YotoR-You Only Transform One Representation
José Ignacio Díaz Villa, Patricio Loncomilla, Javier Ruiz-del-Solar
TL;DR
YotoR proposes a hybrid detector that fuses Swin Transformer backbones with YoloR heads to achieve real-time object detection with improved accuracy. Four variants (TP4, TP5, BP4, BB4) are evaluated on COCO, showing that TP5 and BP4 outperform YoloR P6 and Swin-based detectors in both speed and AP on val2017 and testdev, though some tradeoffs remain. The work demonstrates the viability of transformer-based backbones paired with YOLO-style heads and highlights potential for scaling and broader image-task applications.
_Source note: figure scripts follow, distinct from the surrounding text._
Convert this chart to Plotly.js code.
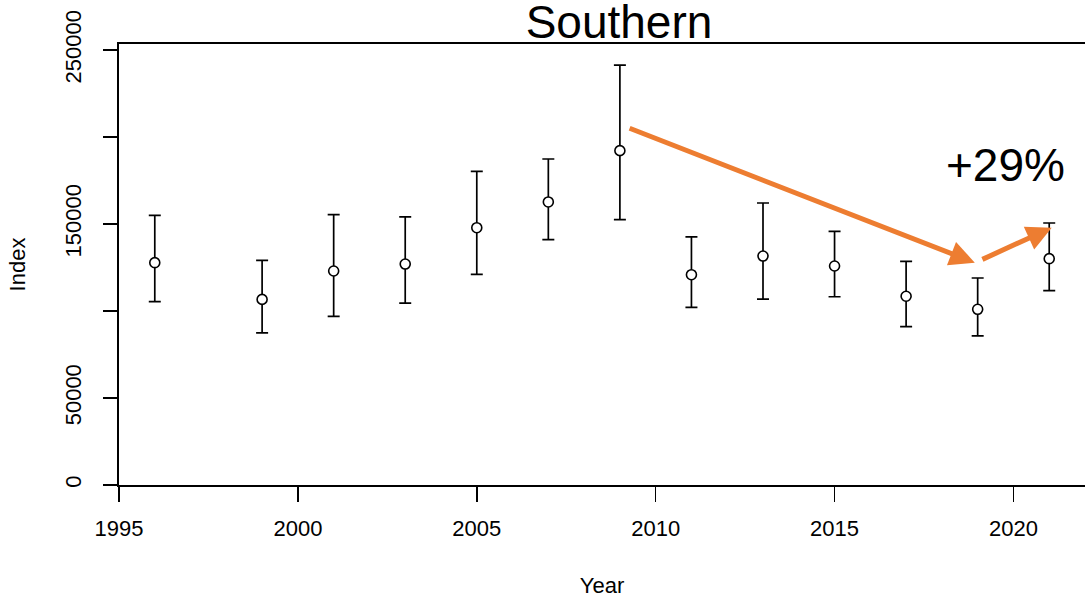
<!DOCTYPE html>
<html>
<head>
<meta charset="utf-8">
<script src="https://cdn.plot.ly/plotly-3.0.1.min.js"></script>
<style>html,body{margin:0;padding:0;background:#fff;}#chart{width:1085px;height:598px;}</style>
</head>
<body>
<div id="chart"></div>
<script>
// Data
const years = [1996, 1999, 2001, 2003, 2005, 2007, 2009, 2011, 2013, 2015, 2017, 2019, 2021];
const indexValues = [127800, 106700, 123000, 127000, 147900, 162700, 192200, 120900, 131600, 125900, 108500, 101000, 130100];
const upperValues = [155000, 129100, 155400, 154100, 180300, 187400, 241400, 142600, 162100, 145800, 128600, 119000, 150600];
const lowerValues = [105400, 87500, 96900, 104600, 121100, 141000, 152500, 102100, 106900, 108200, 91000, 85700, 111700];

const xTickVals = [1995, 2000, 2005, 2010, 2015, 2020];
const xTickText = ['1995', '2000', '2005', '2010', '2015', '2020'];
const yTickVals = [0, 50000, 100000, 150000, 200000, 250000];
const yTickText = ['0', '50000', '', '150000', '', '250000'];

// Orange arrows: [startYear, startValue, endYear, endValue]
const declineArrow = [2009.23, 205400, 2018.92, 127800];
const recoveryArrow = [2019.09, 129300, 2021.07, 147900];
const changeLabel = '+29%';

const errPlus = upperValues.map((u, i) => u - indexValues[i]);
const errMinus = indexValues.map((v, i) => v - lowerValues[i]);

const FONT = 'Liberation Sans, Arial, sans-serif';
const ORANGE = '#ED7D31';

const trace = {
  x: years,
  y: indexValues,
  type: 'scatter',
  mode: 'markers',
  marker: {symbol: 'circle', size: 10, color: '#ffffff', line: {color: '#000000', width: 1.6}},
  error_y: {
    type: 'data', symmetric: false,
    array: errPlus, arrayminus: errMinus,
    color: '#000000', thickness: 1.7, width: 6
  },
  hoverinfo: 'x+y',
  showlegend: false
};

function arrow(a) {
  return {
    x: a[2], y: a[3], ax: a[0], ay: a[1],
    xref: 'x', yref: 'y', axref: 'x', ayref: 'y',
    showarrow: true, arrowhead: 2, arrowsize: 1, arrowwidth: 5,
    arrowcolor: ORANGE, text: '', standoff: 0, startstandoff: 0
  };
}

const layout = {
  width: 1085, height: 598,
  margin: {l: 119, r: 0, t: 44, b: 113},
  paper_bgcolor: '#ffffff', plot_bgcolor: '#ffffff',
  font: {family: FONT, color: '#000000', size: 22},
  title: {
    text: 'Southern', font: {family: FONT, size: 46, color: '#000000'},
    xref: 'container', yref: 'container', x: 0.5705, xanchor: 'center',
    y: 1.062, yanchor: 'middle'
  },
  xaxis: {
    range: [1995, 2022], tickmode: 'array', tickvals: xTickVals, ticktext: xTickText,
    ticks: 'outside', ticklen: 15, tickwidth: 1.5, tickcolor: '#000',
    showline: true, linecolor: '#000', linewidth: 1.6, mirror: true,
    showgrid: false, zeroline: false, ticklabelstandoff: 8,
    tickfont: {size: 22, family: FONT},
    title: {text: 'Year', font: {size: 22, family: FONT}, standoff: 38}
  },
  yaxis: {
    range: [0, 253500], tickmode: 'array', tickvals: yTickVals, ticktext: yTickText,
    ticks: 'outside', ticklen: 14, tickwidth: 1.5, tickcolor: '#000',
    showline: true, linecolor: '#000', linewidth: 1.6, mirror: true,
    showgrid: false, zeroline: false, tickangle: -90, ticklabelstandoff: 14,
    tickfont: {size: 22, family: FONT},
    title: {text: 'Index', font: {size: 22, family: FONT}, standoff: 29}
  },
  annotations: [
    arrow(declineArrow),
    arrow(recoveryArrow),
    {x: 2019.79, y: 184000, xref: 'x', yref: 'y', text: changeLabel, showarrow: false,
     font: {family: FONT, size: 46, color: '#000'}, xanchor: 'center', yanchor: 'middle'}
  ]
};

Plotly.newPlot('chart', [trace], layout, {displayModeBar: false, staticPlot: true});
</script>
</body>
</html>
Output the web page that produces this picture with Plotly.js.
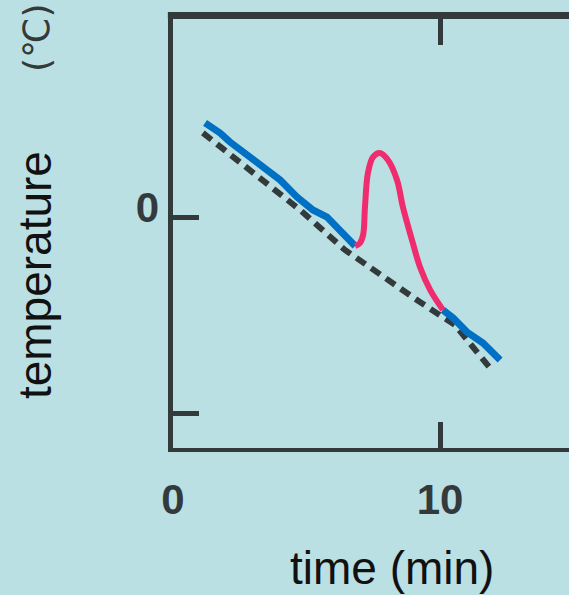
<!DOCTYPE html>
<html>
<head>
<meta charset="utf-8">
<script src="https://cdn.plot.ly/plotly-3.0.1.min.js"></script>
<style>
  html, body { margin: 0; padding: 0; background: #bbe0e3; overflow: hidden; }
  #chart { width: 569px; height: 595px; }
</style>
</head>
<body>
<div id="chart"></div>
<script>
// Measured temperature before reaction (blue, first part)
const blue1X = [1.20, 1.76, 2.13, 2.77, 3.52, 4.01, 4.64, 5.24, 5.77, 6.14, 6.63, 6.82];
const blue1Y = [4.80, 4.29, 3.83, 3.16, 2.40, 1.89, 1.02, 0.36, 0.00, -0.51, -1.17, -1.48];
// Temperature bump (pink)
const pinkX = [6.82, 7.00, 7.12, 7.19, 7.30, 7.49, 7.75, 8.05, 8.39, 8.61, 8.95, 9.25, 9.63, 10.11];
const pinkY = [-1.48, -1.33, -0.92, 0.51, 2.24, 3.06, 3.27, 2.91, 1.89, 0.51, -1.17, -2.55, -3.72, -4.74];
// Measured temperature after (blue, second part)
const blue2X = [10.11, 10.49, 11.01, 11.61, 12.25];
const blue2Y = [-4.74, -5.15, -5.87, -6.43, -7.30];
// Reference (dashed)
const dashX = [1.12, 2.88, 4.76, 6.44, 7.75, 9.25, 10.56, 11.31, 11.87];
const dashY = [4.29, 2.40, 0.36, -1.68, -2.96, -4.34, -5.51, -6.79, -7.70];
// Ticks
const xTickVals = [0, 10];
const xTickText = ['0', '10'];
const yTickVals = [-10, 0];
const yLabelVals = [0.5];   // label "0" sits slightly above its tick in the original
const yLabelText = ['0'];

const axisColor = '#333a3c';
const tickFont = {family: 'Liberation Sans, Arial, sans-serif', size: 42, color: axisColor, weight: 'bold'};
const yRange = [-(448-217)/19.6, (217-19)/19.6];

const traces = [
  {x: dashX, y: dashY, mode: 'lines', line: {color: axisColor, width: 6, dash: '11px,7px'}, hoverinfo: 'skip'},
  {x: blue1X, y: blue1Y, mode: 'lines', line: {color: '#0070c4', width: 7}, hoverinfo: 'skip'},
  {x: blue2X, y: blue2Y, mode: 'lines', line: {color: '#0070c4', width: 7}, hoverinfo: 'skip'},
  {x: pinkX, y: pinkY, mode: 'lines', line: {color: '#ef2d6e', width: 6, shape: 'spline', smoothing: 1}, hoverinfo: 'skip'},
  {x: [null], y: [null], yaxis: 'y2', mode: 'lines', hoverinfo: 'skip', showlegend: false}
];

const layout = {
  width: 569, height: 595,
  margin: {l: 173, r: 0, t: 19, b: 147, pad: 0},
  paper_bgcolor: '#bbe0e3', plot_bgcolor: '#bbe0e3',
  showlegend: false,
  xaxis: {
    range: [0, 396/26.7], showgrid: false, zeroline: false,
    showline: true, linecolor: axisColor, linewidth: 4, mirror: 'ticks',
    ticks: 'inside', ticklen: 26, tickwidth: 5, tickcolor: axisColor,
    tickvals: xTickVals, ticktext: xTickText, tickfont: tickFont,
    ticklabelstandoff: 12
  },
  yaxis: {
    range: yRange, showgrid: false, zeroline: false,
    showline: true, linecolor: axisColor, linewidth: 5,
    ticks: 'inside', ticklen: 26, tickwidth: 5, tickcolor: axisColor,
    tickvals: yTickVals, showticklabels: false
  },
  yaxis2: {
    overlaying: 'y', side: 'left', range: yRange,
    showgrid: false, zeroline: false, showline: false, ticks: '',
    tickvals: yLabelVals, ticktext: yLabelText, tickfont: tickFont,
    ticklabelstandoff: 13
  },
  shapes: [
    {type: 'line', xref: 'paper', yref: 'paper', x0: -0.013, x1: 1, y0: 1.0082, y1: 1.0082,
     line: {color: axisColor, width: 7}}
  ],
  annotations: [
    {text: 'time (min)', xref: 'paper', yref: 'paper', x: 0.553, y: -0.280,
     xanchor: 'center', yanchor: 'middle', showarrow: false,
     font: {family: 'Liberation Sans, Arial, sans-serif', size: 46, color: '#111111'}},
    {text: 'temperature', xref: 'paper', yref: 'paper', x: -0.3485, y: 0.403, textangle: -90,
     xanchor: 'center', yanchor: 'middle', showarrow: false,
     font: {family: 'Liberation Sans, Arial, sans-serif', size: 46, color: '#111111'}},
    {text: '(℃)', xref: 'paper', yref: 'paper', x: -0.343, y: 0.956, textangle: -90,
     xanchor: 'center', yanchor: 'middle', showarrow: false,
     font: {family: 'DejaVu Sans, sans-serif', size: 36, color: axisColor}}
  ]
};

Plotly.newPlot('chart', traces, layout, {displayModeBar: false, staticPlot: true});
</script>
</body>
</html>
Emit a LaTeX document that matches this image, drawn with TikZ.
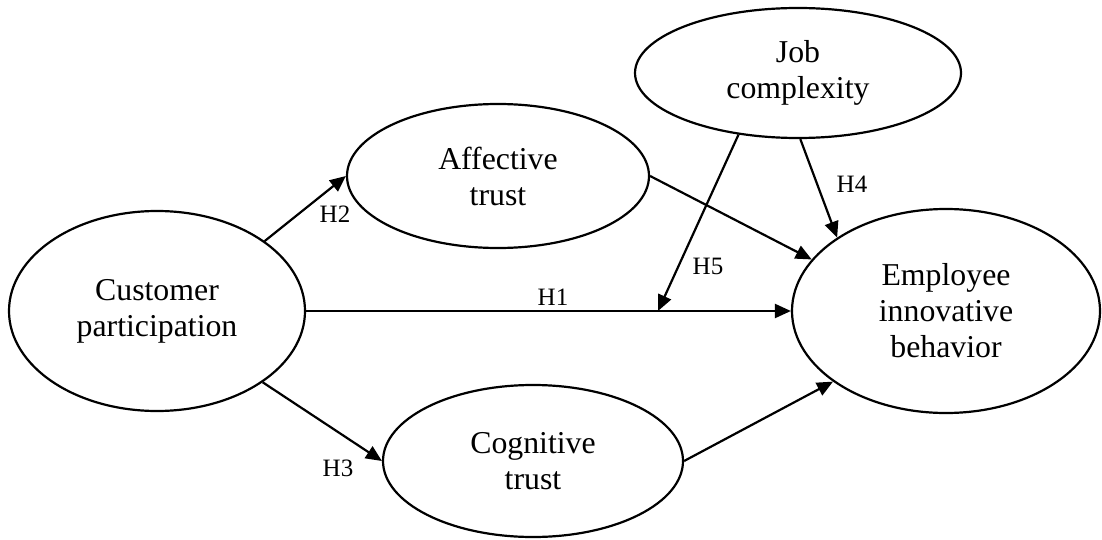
\documentclass[tikz,border=0pt]{standalone}
\usepackage{fontspec}
\setmainfont{Liberation Serif}
\usetikzlibrary{shapes.geometric,arrows.meta}
\begin{document}
\begin{tikzpicture}[x=0.5pt,y=-0.5pt,
  construct/.style={ellipse, draw, line width=1.1pt, inner sep=0pt, align=center,
    font=\fontsize{15.9}{18}\selectfont},
  effect/.style={-{Triangle[length=8pt,width=7pt]}, line width=1.1pt},
  hyp/.style={font=\fontsize{12.5}{14}\selectfont, inner sep=0pt}]
\useasboundingbox (0,0) rectangle (1102,540);

% constructs of the model
\node[construct, minimum width=148pt, minimum height=100pt] (cp)  at (157,311) {Customer\\participation};
\node[construct, minimum width=151pt, minimum height=72pt]  (at)  at (498,176) {Affective\\trust};
\node[construct, minimum width=163pt, minimum height=65pt]  (jc)  at (798,73)  {Job\\complexity};
\node[construct, minimum width=154pt, minimum height=102pt] (eib) at (946,311) {Employee\\innovative\\behavior};
\node[construct, minimum width=150pt, minimum height=76pt]  (ct)  at (533,461) {Cognitive\\trust};

% hypothesised paths
\draw[effect] (cp.33.8)  -- (at.west);
\draw[effect] (cp.-34.9) -- (ct.west);
\draw[effect] (cp.east)  -- (eib.west);
\draw[effect] (at.east)  -- (eib.159);
\draw[effect] (ct.east)  -- (eib.212.8);
\draw[effect] (jc.-88)   -- (eib.146.4);
\coordinate (mod) at (658,311);
\draw[effect] (jc.226)   -- (mod);

% hypothesis labels
\node[hyp] (h1) at (553,297) {H1};
\node[hyp] (h2) at (335,214) {H2};
\node[hyp] (h3) at (338,468) {H3};
\node[hyp] (h4) at (852,184) {H4};
\node[hyp] (h5) at (708,266) {H5};
\end{tikzpicture}
\end{document}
It also outlines future directions, including larger model variants and deeper exploration of implicit knowledge and multi-modal capabilities.
Abstract
This paper introduces YotoR (You Only Transform One Representation), a novel deep learning model for object detection that combines Swin Transformers and YoloR architectures. Transformers, a revolutionary technology in natural language processing, have also significantly impacted computer vision, offering the potential to enhance accuracy and computational efficiency. YotoR combines the robust Swin Transformer backbone with the YoloR neck and head. In our experiments, YotoR models TP5 and BP4 consistently outperform YoloR P6 and Swin Transformers in various evaluations, delivering improved object detection performance and faster inference speeds than Swin Transformer models. These results highlight the potential for further model combinations and improvements in real-time object detection with Transformers. The paper concludes by emphasizing the broader implications of YotoR, including its potential to enhance transformer-based models for image-related tasks.